Start with "Once upon a time...," the four magical words that open a gateway to the right brain. Externalize the emotional quality of your experience into a landscape that expresses it; turn an addiction or specific condition into a monster; make your characters into fantastic creatures who capture a significant psychological quality transform the conflict inherent in your situation into a marathon battle between the Forces of Light and Darkness or a clown show -- whatever arena offers an opportunity to discover and play out the drama in your circumstances in an imaginative, non-threatening way. For yourself, take the role of Storyteller, Greek Chorus, audience, or puppet master -- whatever Creator/Witness role that most appeals. Your intention in this step is to become one who grasps the larger picture beyond your small egocentric perception. Keeping in mind the basic plot of archetypal story: crisis, struggle, and transformation, still allow your characters the freedom to speak and act as they want. They may not want to struggle and transform. That will tell you a lot about deeper intentions that you intuit in another or yourself.
This "playing with life" is the catalytic process that activates transformation; injecting the imagination into the raw experience of daily life produces creative alchemy, deepened awareness, and larger perspective. I personally like to play around this way with visual arts as well as writing when I get stuck on a serious piece. It's like repotting a plant into a larger container to enable the roots to expand and support new blooms.
3. Marry the two works with a third improvisational piece of writing. Often you'll find a greater reality that you never dreamed was there.
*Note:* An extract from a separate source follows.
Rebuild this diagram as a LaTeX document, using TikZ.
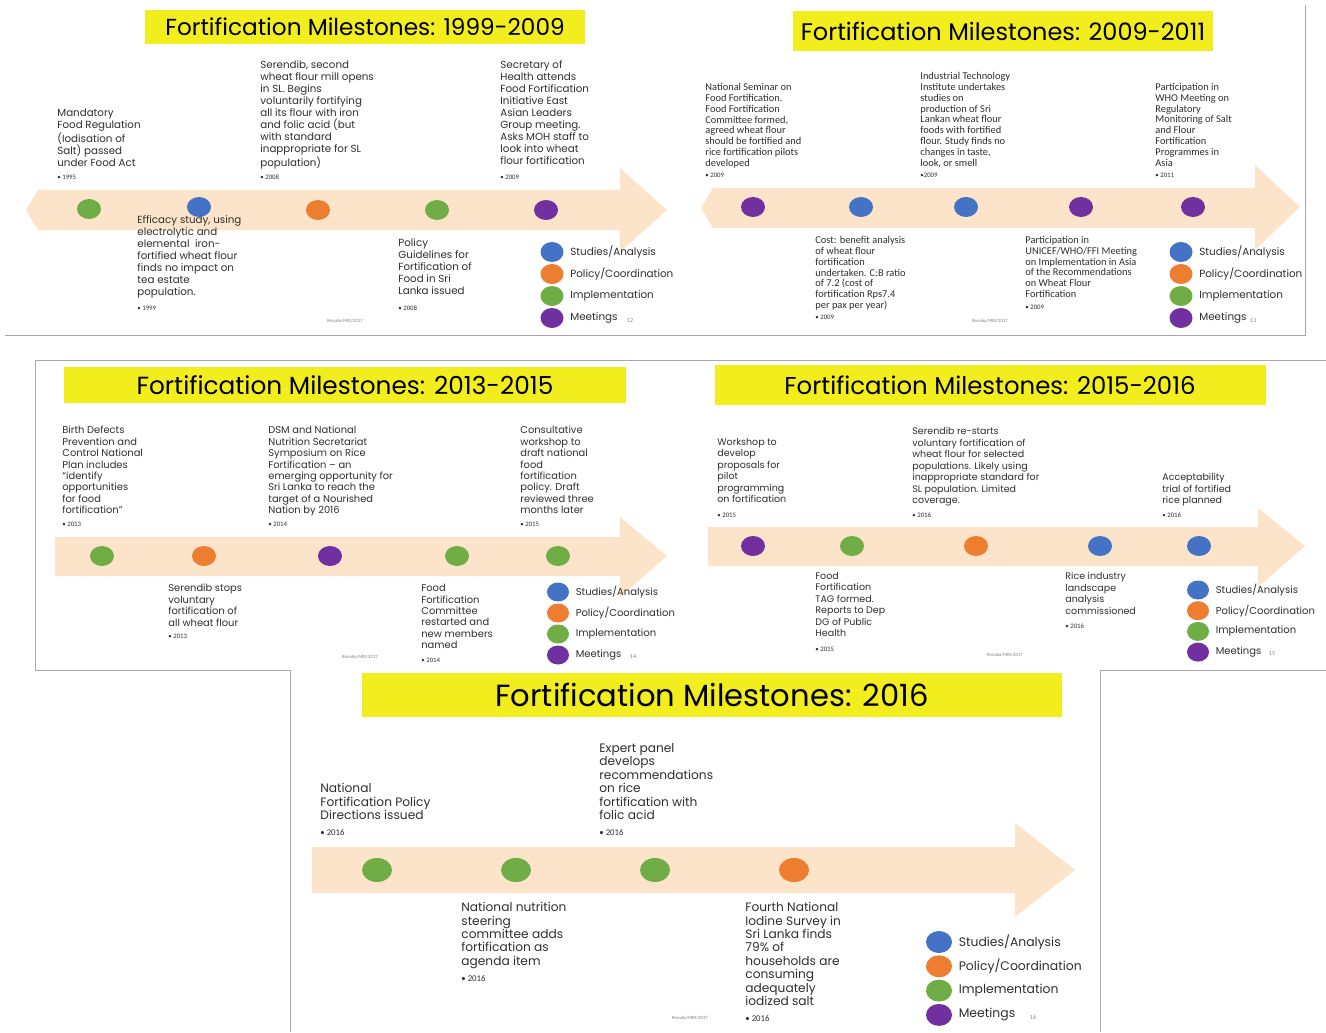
\documentclass[tikz,border=0pt]{standalone}
\usepackage{fontspec}
\setmainfont{Carlito}
\newfontfamily\popfont{Poppins}
\usetikzlibrary{shapes.geometric}
\definecolor{peach}{HTML}{FCE4CA}
\definecolor{msblue}{HTML}{4472C4}
\definecolor{msorange}{HTML}{ED7D31}
\definecolor{msgreen}{HTML}{70AD47}
\definecolor{mspurple}{HTML}{7030A0}
\definecolor{ttlyellow}{HTML}{F2EE1E}
\definecolor{ink}{HTML}{2E2E2E}
\definecolor{frame}{HTML}{A8A8A8}

\begin{document}
\begin{tikzpicture}[x=0.5pt,y=-0.5pt,
  dot/.style={ellipse,minimum width=12pt,minimum height=10pt,inner sep=0pt},
  bigdot/.style={ellipse,minimum width=15pt,minimum height=12pt,inner sep=0pt},
  title/.style={fill=ttlyellow,inner sep=0pt,text=black,font=\popfont\fontsize{12}{14}\selectfont},
  txtA/.style={anchor=north west,align=left,inner sep=0pt,text=ink,font=\popfont\fontsize{5.15}{6}\selectfont},
  txtB/.style={anchor=north west,align=left,inner sep=0pt,text=ink,font=\fontsize{5.2}{5.4}\selectfont},
  txtC/.style={anchor=north west,align=left,inner sep=0pt,text=ink,font=\popfont\fontsize{4.95}{5.7}\selectfont},
  txtD/.style={anchor=north west,align=left,inner sep=0pt,text=ink,font=\popfont\fontsize{4.75}{5.75}\selectfont},
  txtE/.style={anchor=north west,align=left,inner sep=0pt,text=ink,font=\popfont\fontsize{6.1}{6.7}\selectfont},
  yr/.style={anchor=west,inner sep=0pt,text=ink,font=\fontsize{3.4}{4}\selectfont},
  yrE/.style={anchor=west,inner sep=0pt,text=ink,font=\fontsize{4.4}{5}\selectfont},
  foot/.style={inner sep=0pt,text=gray,font=\fontsize{2.4}{3}\selectfont},
  pgno/.style={inner sep=0pt,text=gray,font=\fontsize{3}{4}\selectfont}
  ]
\useasboundingbox (0,0) rectangle (1326,1032);

\draw[frame,thin] (5,335) -- (1305,335) -- (1305,5);
\draw[frame,thin] (1326,360) -- (35,360) -- (35,670) -- (290,670) -- (290,1032);
\draw[frame,thin] (1100,1032) -- (1100,670) -- (1326,670);

% 1999-2009
\node[title,minimum width=220pt,minimum height=17pt,font=\popfont\fontsize{11.6}{14}\selectfont] (t1) at (365,27) {Fortification Milestones: 1999-2009};
\fill[peach] (38,190) -- (620,190) -- (620,168) -- (667,210) -- (620,252) -- (620,230) -- (38,230) -- (26,210) -- cycle;
\node[dot,fill=msgreen] (d1a) at (89,209) {};
\node[dot,fill=msblue] (d1b) at (199,207) {};
\node[dot,fill=msorange] (d1c) at (318,210) {};
\node[dot,fill=msgreen] (d1d) at (437,210) {};
\node[dot,fill=mspurple] (d1e) at (546,210) {};
\node[txtA] (e1a) at (57,108) {Mandatory\\Food Regulation\\(Iodisation of\\Salt) passed\\under Food Act};
\node[yr] (y1a) at (57,177) {• 1995};
\node[txtA] (e1b) at (260,60) {Serendib, second\\wheat flour mill opens\\in SL. Begins\\voluntarily fortifying\\all its flour with iron\\and folic acid (but\\with standard\\inappropriate for SL\\population)};
\node[yr] (y1b) at (260,177) {• 2008};
\node[txtA] (e1c) at (500,60) {Secretary of\\Health attends\\Food Fortification\\Initiative East\\Asian Leaders\\Group meeting.\\Asks MOH staff to\\look into wheat\\flour fortification};
\node[yr] (y1c) at (500,177) {• 2009};
\node[txtA] (e1d) at (137,215) {Efficacy study, using\\electrolytic and\\elemental\ \ iron-\\fortified wheat flour\\finds no impact on\\tea estate\\population.};
\node[yr] (y1d) at (137,308) {• 1999};
\node[txtA] (e1e) at (398,238) {Policy\\Guidelines for\\Fortification of\\Food in Sri\\Lanka issued};
\node[yr] (y1e) at (398,308) {• 2008};
\node[foot] (f1) at (345,321) {Renuka/MRI/2017};
\node[pgno] (p1) at (630,321) {12};

% 2009-2011
\node[title,minimum width=210pt,minimum height=20pt] (t2) at (1003,31) {Fortification Milestones: 2009-2011};
\fill[peach] (713,188) -- (1255,188) -- (1255,165) -- (1300,207) -- (1255,250) -- (1255,228) -- (713,228) -- (701,208) -- cycle;
\node[dot,fill=mspurple] (d2a) at (753,207) {};
\node[dot,fill=msblue] (d2b) at (861,207) {};
\node[dot,fill=msblue] (d2c) at (966,207) {};
\node[dot,fill=mspurple] (d2d) at (1081,207) {};
\node[dot,fill=mspurple] (d2e) at (1193,207) {};
\node[txtB] (e2a) at (705,83) {National Seminar on\\Food Fortification.\\Food Fortification\\Committee formed,\\agreed wheat flour\\should be fortified and\\rice fortification pilots\\developed};
\node[yr] (y2a) at (705,175) {• 2009};
\node[txtB] (e2b) at (920,72) {Industrial Technology\\Institute undertakes\\studies on\\production of Sri\\Lankan wheat flour\\foods with fortified\\flour. Study finds no\\changes in taste,\\look, or smell};
\node[yr] (y2b) at (920,175) {•2009};
\node[txtB] (e2c) at (1155,83) {Participation in\\WHO Meeting on\\Regulatory\\Monitoring of Salt\\and Flour\\Fortification\\Programmes in\\Asia};
\node[yr] (y2c) at (1155,175) {• 2011};
\node[txtB] (e2d) at (815,236) {Cost: benefit analysis\\of wheat flour\\fortification\\undertaken. C:B ratio\\of 7.2 (cost of\\fortification Rps7.4\\per pax per year)};
\node[yr] (y2d) at (815,317) {• 2009};
\node[txtB] (e2e) at (1025,236) {Participation in\\UNICEF/WHO/FFI Meeting\\on Implementation in Asia\\of the Recommendations\\on Wheat Flour\\Fortification};
\node[yr] (y2e) at (1025,307) {• 2009};
\node[foot] (f2) at (990,321) {Renuka/MRI/2017};
\node[pgno] (p2) at (1253,321) {13};

% 2013-2015
\node[title,minimum width=281pt,minimum height=18pt,font=\popfont\fontsize{12.4}{14}\selectfont] (t3) at (345,385) {Fortification Milestones: 2013-2015};
\fill[peach] (55,537) -- (620,537) -- (620,517) -- (667,556) -- (620,597) -- (620,576) -- (55,576) -- cycle;
\node[dot,fill=msgreen] (d3a) at (102,556) {};
\node[dot,fill=msorange] (d3b) at (204,556) {};
\node[dot,fill=mspurple] (d3c) at (330,556) {};
\node[dot,fill=msgreen] (d3d) at (457,556) {};
\node[dot,fill=msgreen] (d3e) at (558,556) {};
\node[txtC] (e3a) at (62,426) {Birth Defects\\Prevention and\\Control National\\Plan includes\\“identify\\opportunities\\for food\\fortification”};
\node[yr] (y3a) at (62,524) {• 2013};
\node[txtC] (e3b) at (268,426) {DSM and National\\Nutrition Secretariat\\Symposium on Rice\\Fortification – an\\emerging opportunity for\\Sri Lanka to reach the\\target of a Nourished\\Nation by 2016};
\node[yr] (y3b) at (268,524) {• 2014};
\node[txtC] (e3c) at (520,426) {Consultative\\workshop to\\draft national\\food\\fortification\\policy. Draft\\reviewed three\\months later};
\node[yr] (y3c) at (520,524) {• 2015};
\node[txtC] (e3d) at (168,584) {Serendib stops\\voluntary\\fortification of\\all wheat flour};
\node[yr] (y3d) at (168,636) {• 2013};
\node[txtC] (e3e) at (421,584) {Food\\Fortification\\Committee\\restarted and\\new members\\named};
\node[yr] (y3e) at (421,660) {• 2014};
\node[foot] (f3) at (360,657) {Renuka/MRI/2017};
\node[pgno] (p3) at (633,657) {14};

% 2015-2016
\node[title,minimum width=275.5pt,minimum height=20pt,font=\popfont\fontsize{12.2}{14}\selectfont] (t4) at (990,385) {Fortification Milestones: 2015-2016};
\fill[peach] (708,527) -- (1258,527) -- (1258,508) -- (1305,546) -- (1258,587) -- (1258,566) -- (708,566) -- cycle;
\node[dot,fill=mspurple] (d4a) at (753,546) {};
\node[dot,fill=msgreen] (d4b) at (852,546) {};
\node[dot,fill=msorange] (d4c) at (976,546) {};
\node[dot,fill=msblue] (d4d) at (1100,546) {};
\node[dot,fill=msblue] (d4e) at (1199,546) {};
\node[txtD] (e4a) at (717,438) {Workshop to\\develop\\proposals for\\pilot\\programming\\on fortification};
\node[yr] (y4a) at (717,515) {• 2015};
\node[txtD] (e4b) at (912,427) {Serendib re-starts\\voluntary fortification of\\wheat flour for selected\\populations. Likely using\\inappropriate standard for\\SL population. Limited\\coverage.};
\node[yr] (y4b) at (912,515) {• 2016};
\node[txtD] (e4c) at (1162,473) {Acceptability\\trial of fortified\\rice planned};
\node[yr] (y4c) at (1162,515) {• 2016};
\node[txtD] (e4d) at (815,572) {Food\\Fortification\\TAG formed.\\Reports to Dep\\DG of Public\\Health};
\node[yr] (y4d) at (815,649) {• 2015};
\node[txtD] (e4e) at (1065,572) {Rice industry\\landscape\\analysis\\commissioned};
\node[yr] (y4e) at (1065,626) {• 2016};
\node[foot] (f4) at (1005,655) {Renuka/MRI/2017};
\node[pgno] (p4) at (1272,654) {15};

% 2016
\node[title,minimum width=350pt,minimum height=22pt,font=\popfont\fontsize{15.3}{17}\selectfont] (t5) at (712,695) {Fortification Milestones: 2016};
\fill[peach] (312,847) -- (1015,847) -- (1015,823) -- (1075,870) -- (1015,917) -- (1015,893) -- (312,893) -- cycle;
\node[bigdot,fill=msgreen] (d5a) at (377,870) {};
\node[bigdot,fill=msgreen] (d5b) at (516,870) {};
\node[bigdot,fill=msgreen] (d5c) at (655,870) {};
\node[bigdot,fill=msorange] (d5d) at (794,870) {};
\node[txtE] (e5a) at (320,783) {National\\Fortification Policy\\Directions issued};
\node[yrE] (y5a) at (320,833) {• 2016};
\node[txtE] (e5b) at (599,743) {Expert panel\\develops\\recommendations\\on rice\\fortification with\\folic acid};
\node[yrE] (y5b) at (599,833) {• 2016};
\node[txtE] (e5c) at (461,902) {National nutrition\\steering\\committee adds\\fortification as\\agenda item};
\node[yrE] (y5c) at (461,979) {• 2016};
\node[txtE] (e5d) at (745,902) {Fourth National\\Iodine Survey in\\Sri Lanka finds\\79\% of\\households are\\consuming\\adequately\\iodized salt};
\node[yrE] (y5d) at (745,1019) {• 2016};
\node[foot] (f5) at (690,1018) {Renuka/MRI/2017};
\node[pgno] (p5) at (1033,1017) {16};

% legends
\foreach \lx/\ly/\dy/\w/\h/\fs in {552/252/22/11.5/10/5.2, 1181/252/22/11.5/10/5.2, 558/592/21/11/9.5/5, 1198/590/20.7/11/9.5/5, 939/942/24.3/13/11/6.2}{
  \foreach \c [count=\k from 0] in {msblue,msorange,msgreen,mspurple}{
    \node[ellipse,inner sep=0pt,minimum width=\w pt,minimum height=\h pt,fill=\c] (lg-\lx-\k) at (\lx,\ly+\k*\dy) {};
    \node[anchor=west,inner sep=0pt,text=ink,font=\popfont\fontsize{\fs}{\fs}\selectfont] (lt-\lx-\k) at ([xshift=3pt]lg-\lx-\k.east)
      {\ifcase\k Studies/Analysis\or Policy/Coordination\or Implementation\or Meetings\fi};
  }
}

\end{tikzpicture}
\end{document}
What do you now see or understand? What, if any, guidance did you find that helps you take the next easiest, smallest step toward the new, emergent story? What is the message of your tale?
A final word: we are each a minuscule part of a macro-story that is unfolding in these times. In many ways, we're powerless over the great impersonal forces of "wind and accident," in poet Michael Bloomenthal's words. But we're not powerless over how we respond to their effects on our lives. As the late Czech revolutionary and president Vaclav Havel wrote, one authentic individual action creates a ripple effect that can change the world.